I could be wrong but I don’t think it will connect if watchdog didn’t add the iptables rules after a crash or restart and I would have to SSH in every time that happened to add the rules and start it manually.
Is there a way to run a check on start up of the device? that way the VPN can connect and watchdog will take over and delete or add the iptable rules once it connects or disconnects.
All I can suggest is starting the openvpn with the watchdog instead. First make sure the dns rules are not present in iptables, so out sudo iptables -S should look like this:
-P INPUT ACCEPT
-P FORWARD ACCEPT
-P OUTPUT ACCEPT
-A OUTPUT -o tun0 -j ACCEPT
-A OUTPUT -o eth0 -p icmp -j ACCEPT
-A OUTPUT -d 192.168.1.0/24 -o eth0 -j ACCEPT
-A OUTPUT -o eth0 -p tcp -m tcp --sport 22 -j ACCEPT
-A OUTPUT -o eth0 -p udp -m udp --dport 123 -j ACCEPT
-A OUTPUT -o eth0 -p udp -m udp --dport 1197 -j ACCEPT
-A OUTPUT -o eth0 -j DROP
Save these rules with: sudo netfilter-persistent save
disable openvpn on startup: sudo systemctl disable openvpn
Make the watchdog run on startup: sudo systemctl enable openvpn-watchdog
Then reboot. As long as the watchdog is as I posted above, I believe openvpn should start as expected.

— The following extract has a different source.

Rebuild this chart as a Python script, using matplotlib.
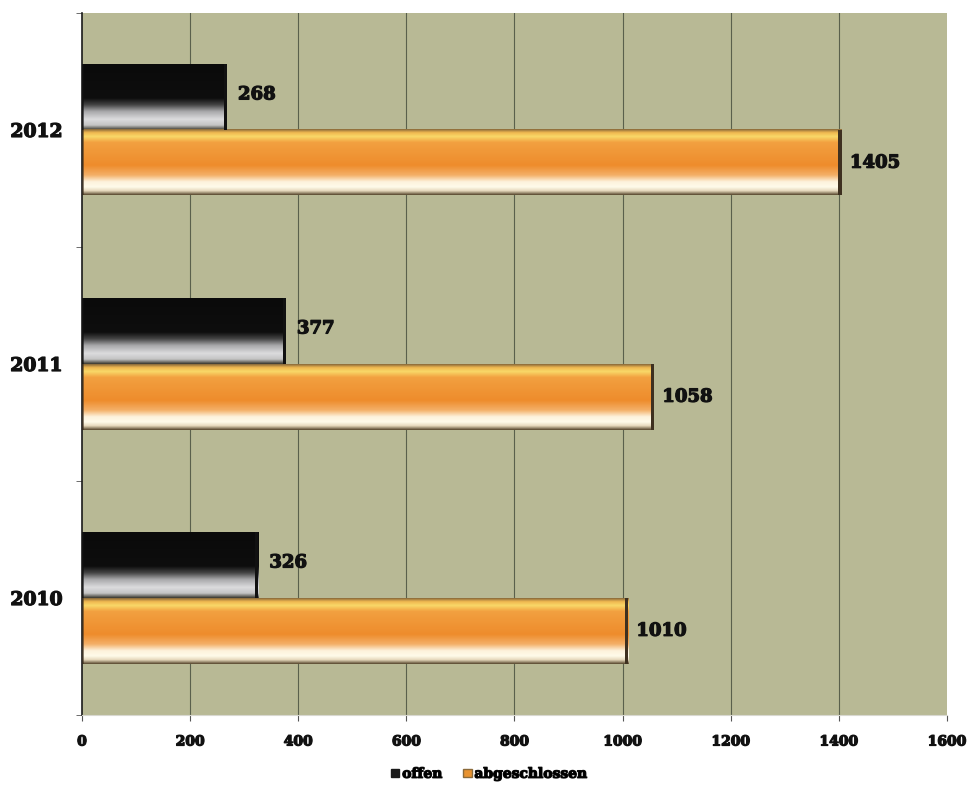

Sorry to revive an old thread, but it came up while I was doing a search for how to set this all up myself.
I put together a guide to how I did it. Instead of installing the various OpenVPN “helper” systemd services, and/or mucking about with a script that updates resolv.conf and modifies iptables, just leverage the systemd-resolved service to do the heavy lifting.
In a nutshell, by symlinking /etc/resolv.conf to a version that comes with systemd-resolved, Network Manager will always do its lookups against 127.0.0.53, which links back to the systemd-resolved service. Then in your OpenVPN client.conf you “up” link to a matching script that adds the DNS servers to use while the tun interfaces is active.
Another option, if you’re truly paranoid is to use a service called “unbound” which bypasses DNS and does a query of the domain registrar’s nameserver for every domain lookup.